The first encounter with it invites two possible explanations. Either someone lost a bet, or category theorists were left unsupervised for too long. Both explanations feel plausible.
And yet the term survived. It appears in Haskell circles, in recursion-scheme discussions, and on the Haskell wiki. People occasionally implement it, usually after an evening spent exploring folds, fixpoints, and the slow realization that the topic has more layers inside it.
What is surprising is that behind the intimidating name there is a relatively simple idea. The difficulty is not the concept itself, but the number of layers that have to be peeled away before it becomes visible.
Recursion, but with memory
Most recursive programs share a common shape. A structure is reduced step by step until it collapses into a value. Lists become numbers. Trees become summaries. Syntax structures become evaluations.

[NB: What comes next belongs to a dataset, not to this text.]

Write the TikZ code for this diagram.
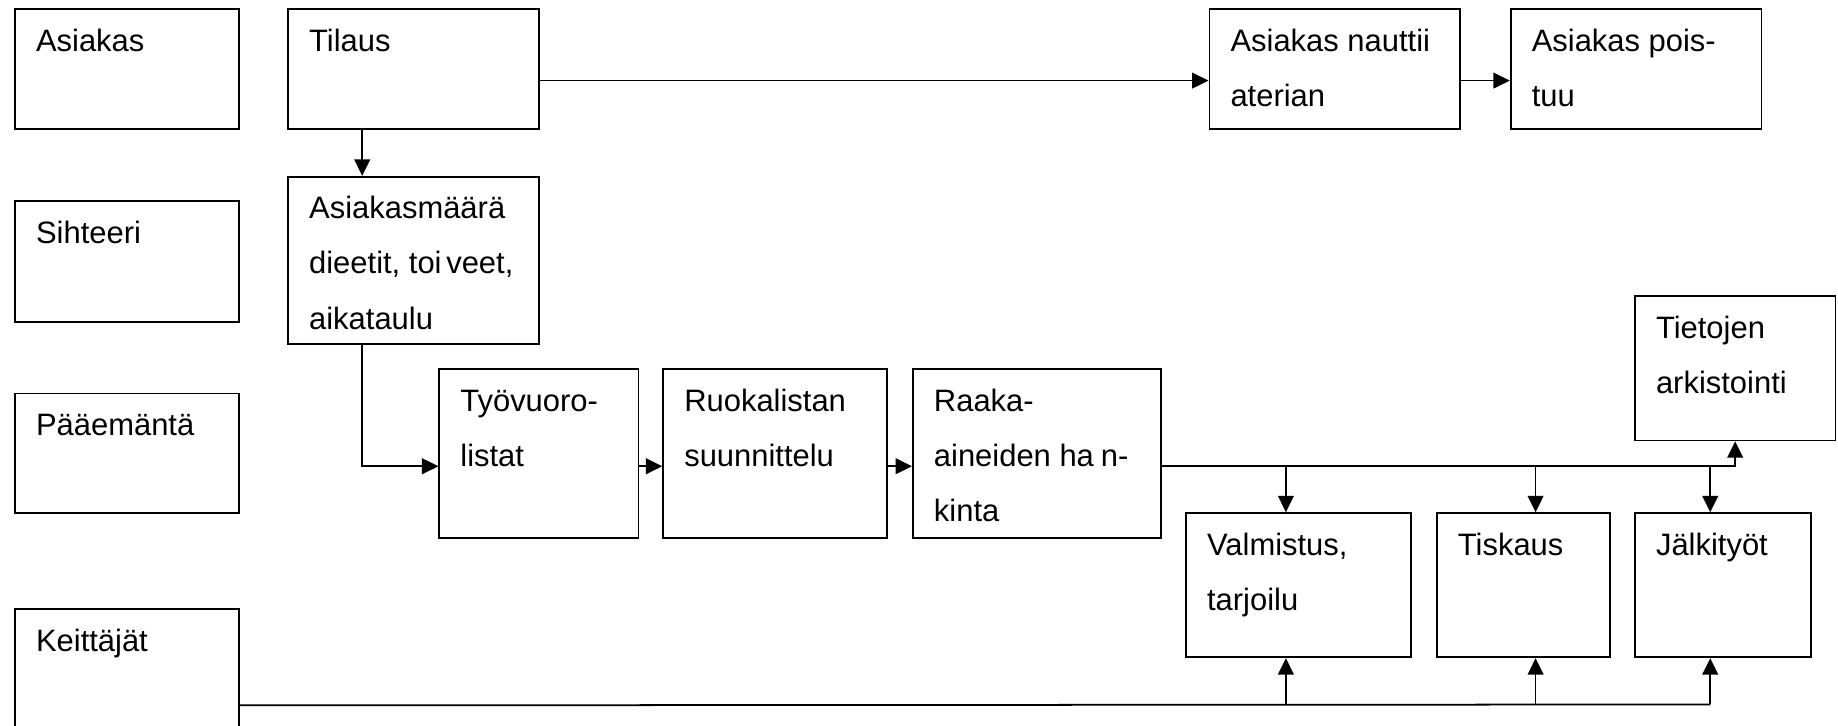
\documentclass[tikz,border=0pt]{standalone}
\usepackage{fontspec}
\setmainfont{Liberation Sans}
\usetikzlibrary{arrows.meta, calc}

% box text: width, height, lines
\newcommand{\boxtxt}[3]{\parbox[c][#2][t]{#1}{\raggedright\leftskip=9pt\rule{0pt}{18pt}#3}}

\begin{document}
\begin{tikzpicture}[x=0.5pt, y=-0.5pt, line width=0.75pt,
    font=\fontsize{13.2pt}{23.5pt}\selectfont,
    box/.style={draw, anchor=north west, inner sep=0pt},
    arr/.style={-{Triangle[length=7pt, width=6.7pt]}}]

        \path[use as bounding box, clip] (0,0) rectangle (1568,619);

        % Roles
        \node[box] (asiakas) at (12,7) {\boxtxt{95.5pt}{51pt}{Asiakas}};
        \node[box] (sihteeri) at (12,171) {\boxtxt{95.5pt}{51.5pt}{Sihteeri}};
        \node[box] (paaemanta) at (12,335) {\boxtxt{95.5pt}{51pt}{Pääemäntä}};
        \node[box] (keittajat) at (12,519) {\boxtxt{95.5pt}{82pt}{Keittäjät}};

        % Tasks
        \node[box] (tilaus) at (245,7) {\boxtxt{107pt}{51pt}{Tilaus}};
        \node[box] (maara) at (245,150) {\boxtxt{107pt}{71.5pt}{Asiakasmäärä\\dieetit, toi\kern2pt veet,\\aikataulu}};
        \node[box] (nauttii) at (1031,7) {\boxtxt{107pt}{51pt}{Asiakas nauttii\\aterian}};
        \node[box] (poistuu) at (1288,7) {\boxtxt{107pt}{51pt}{Asiakas pois-\\tuu}};
        \node[box] (tyovuoro) at (374,314) {\boxtxt{85pt}{72pt}{Työvuoro-\\listat}};
        \node[box] (ruoka) at (565,314) {\boxtxt{95.5pt}{72pt}{Ruokalistan\\suunnittelu}};
        \node[box] (raaka) at (778,314) {\boxtxt{106pt}{72pt}{Raaka-\\aineiden ha\kern3pt n-\\kinta}};
        \node[box] (arkisto) at (1394,252) {\boxtxt{85.5pt}{61.5pt}{Tietojen\\arkistointi}};
        \node[box] (valmistus) at (1011,437) {\boxtxt{96pt}{61.5pt}{Valmistus,\\tarjoilu}};
        \node[box] (tiskaus) at (1225,437) {\boxtxt{74pt}{61.5pt}{Tiskaus}};
        \node[box] (jalki) at (1394,437) {\boxtxt{75pt}{61.5pt}{Jälkityöt}};

        % Flow
        \draw[arr] ([xshift=32pt]tilaus.south west) -- ([xshift=32pt]maara.north west);
        \draw[arr] ([yshift=-5pt]tilaus.east) -- ([yshift=-5pt]nauttii.west);
        \draw[arr] ([yshift=-5pt]nauttii.east) -- ([yshift=-5pt]poistuu.west);
        \draw[arr] ([xshift=32pt]maara.south west) |- ([yshift=-5.5pt]tyovuoro.west);
        \draw[arr] ([yshift=-5.5pt]tyovuoro.east) -- ([yshift=-5.5pt]ruoka.west);
        \draw[arr] ([yshift=-5.5pt]ruoka.east) -- ([yshift=-5.5pt]raaka.west);
        \draw[arr] ([yshift=-5.5pt]raaka.east) -| (arkisto.south);

        % Branches down
        \coordinate (b1) at (1097,397);
        \coordinate (b2) at (1310,397);
        \coordinate (b3) at (1459,397);
        \draw[arr] (b1) -- (b1 |- valmistus.north);
        \draw[arr] (b2) -- (b2 |- tiskaus.north);
        \draw[arr] (b3) -- (b3 |- jalki.north);

        % Cooks line
        \coordinate (k1) at (1097,601);
        \coordinate (k2) at (1310,601);
        \coordinate (k3) at (1459,601);
        \draw (keittajat.east) -- (k3);
        \draw[arr] (k1) -- (k1 |- valmistus.south);
        \draw[arr] (k2) -- (k2 |- tiskaus.south);
        \draw[arr] (k3) -- (k3 |- jalki.south);

\end{tikzpicture}
\end{document}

In the functional programming vocabulary, this pattern has a precise name: a catamorphism. In more familiar terms, it is a fold. A fold walks over a structure and accumulates a result as it goes. It works for lists, trees, and many other recursive data types. The details change depending on the structure, but the pattern remains the same: descend into the structure, combine results on the way back up.
For many problems this is perfectly sufficient. But not all recursive computations are so cooperative.
Sometimes the recursive step needs more information than just the immediate results of its children. It might need access to intermediate computations that happened earlier in the traversal. It might need one computation to feed another. Or it might need the structure to be reshaped before the recursive process begins.
Once those requirements appear, the simple fold starts to feel a little too simple.
Adding just one more layer
Programmers have a well-known habit when something almost works. They add one more layer.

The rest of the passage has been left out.